Um dia, descobriu também as caves
das garrafas de vinho abandonadas;
das bordalesas tirou almas afogadas,
guardou em taças suas histórias graves.
Depois, mais ambiciosa, abriu o céu:
sete chaves roubou, cores do arco-íris,
setenta chaves tomou, canto das aves.
Correu o fecho das nuvens, manso véu
e, escondida na sombra dos menires,
de São Pedro furtou do Reino as Chaves...
COLECIONADORES XXII
Tinha um rapaz que coletava ossos;
juntou primeiro de ovelhas e cavalos;
ia à campanha procurar nos valos,
depois roubava do cemitério os fossos.
Reunia ossos de velhos e ossos moços,
quebra-cabeças fazia, sem abalos,
tanto mexia que acabou criando calos,
seus dedos se tornando bem mais grossos.
Usava os ossos para fazer mesas,
montou armários, um banco, até sua cama;
acabou por construir uma choupana
e ergueu nela um trono, em realezas
no qual roía ossos e morreu de dor insana,
calcificado depois de uma semana!
COLECIONADORES XXIII
E aquela moça agulhas coletava
e as cravava nas pernas, mansamente;
depois, nos braços, com ambição crescente:
qualquer agulha que via, ela pegava.
Não lhe fazia mal. Já carregava,
em sua derme de aço permanente,
cinco quilos ou mais. As veias, habilmente,
pelos olhos das agulhas enfiava.
Mas um dia, ela encontrou um alfinete
e o enfiou calmamente na barriga,
já não cabia nem nas pernas, nem no braço.

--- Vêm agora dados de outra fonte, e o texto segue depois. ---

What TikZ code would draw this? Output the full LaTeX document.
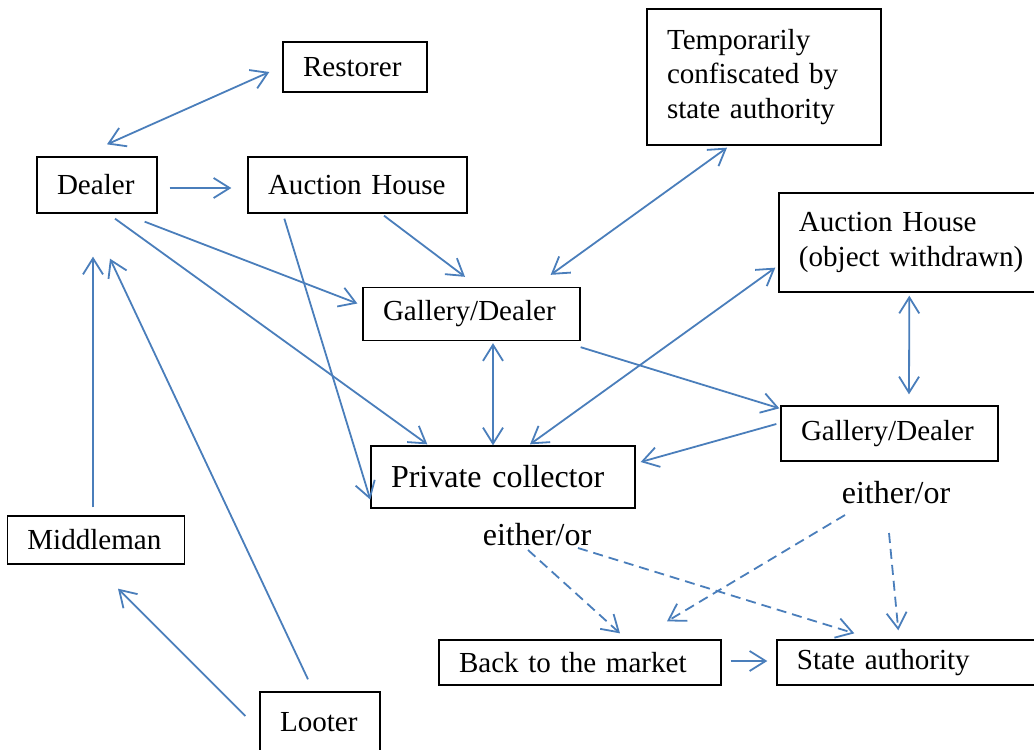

E o alfinete portou-se igual gilete,
cortando tudo, em verdadeira giga,
até fugir-lhe dos lábios, num abraço!...
COLECIONADORES XXIV
Um outro, velho, colecionava espuma:
começou com espuma de barbear,
depois, levava um balde até o mar,
roubava às ondas, empilhadas numa ruma.
Espuma de fumaça, de nuvens, uma a uma,
seiva das árvores lançou-se a coletar,
de flor espumas, do orvalho solto ao ar,
espuma de guarás, de onças e puma.
Espuma das paredes melancólicas,
espuma de esplendor gasto e mofado,
espuma de esperança feita exangue,
espuma de quimeras estrambóticas...
Foi num lençol de espumas encontrado,
morto afogado na espuma de seu sangue!...
COLECIONADORES XXV
E o último sou eu: coleto o tempo
esquecido pelos outros em minha casa;
reúno o tempo que nas calçadas vaza,
tempo perdido em tanto contratempo.
Eu coleto os reflexos do sem-tempo,
que cada sombra permanente embasa;
guardo esse tempo de tristeza rasa,
nos dias de tédio e de aborrecimento...
Mas tenho um forno de queimar cristal
e cada gota de tempo e lantejoula
escondo em capas de tempo e de ouropel.
Furtei o tempo do arlequim do carnaval
e o tempo da demora, que onde pô-la
eu sempre encontro, em mais versos de gel.